As with any large task within the home, it’s worth asking three different firms to produce written quotes. It’s worth asking friends and family for recommendations. You can also research local firms using the MCS installer database.
With each quote, ensure the company has included scaffolding, removal of the existing roof and other roofing works, internal wiring works, sorting out a connection agreement with the energy supplier, electrical connection work, and a generation meter.
While this might sound like a lot of work, fitting a system typically takes a day or two.
Should I Register my solar PV system?
Under both the feed-in tariff and SEG schemes, you’d need an MCS certificate to register for payments with a licensed energy supplier. Even if you don’t plan to export energy, we’d still recommend using an MCS-registered installer and applying for the certificate.

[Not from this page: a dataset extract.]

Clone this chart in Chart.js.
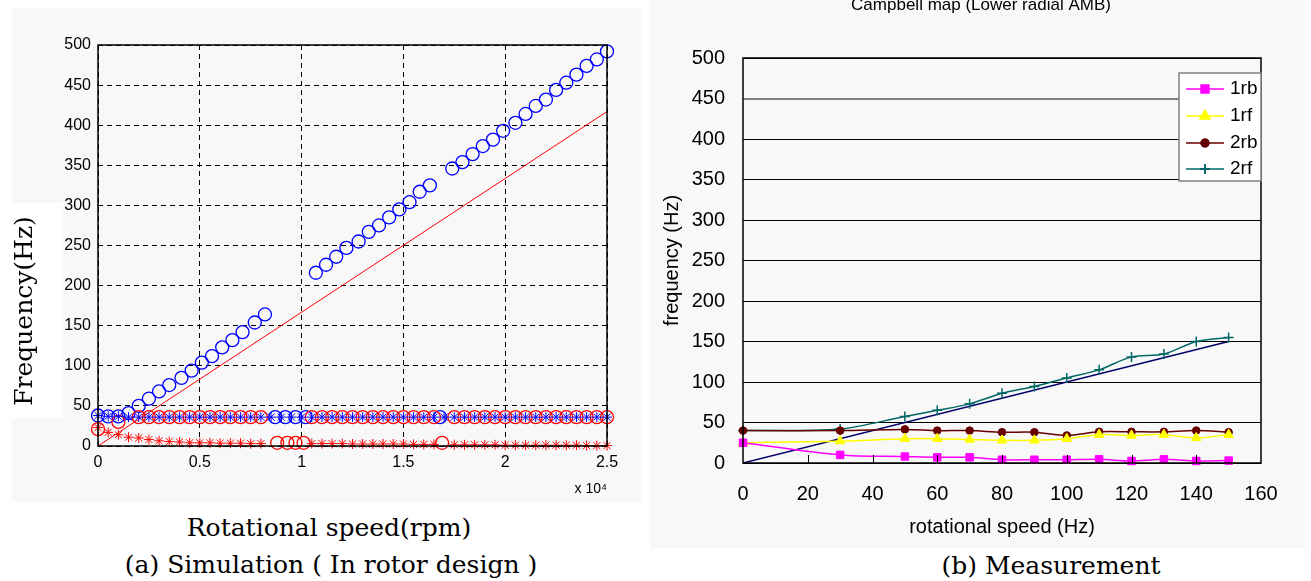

Doing both ensures that the system has been installed to a high standard and should allow you access to Government schemes.
So, are solar panels a good investment?
Now you have a better understanding of how solar panels work, and if installing a system makes financial sense, you can make an informed decision. You should be able to answer are solar panels a good investment?
In this introduction to solar panels, we’ve only covered the basics. So, it’s worth researching if you’re eligible for a local Government grant or incentive.
If the numbers don’t add up, there are still several ways you can save £100 plus each year on your household bills. These include simple actions like turning your thermostat down 2 degrees, washing clothes at 30 degrees and changing your bulbs for energy-efficient ones.
You could also upgrade your boiler or install more insulation, as both will help you reduce your bills.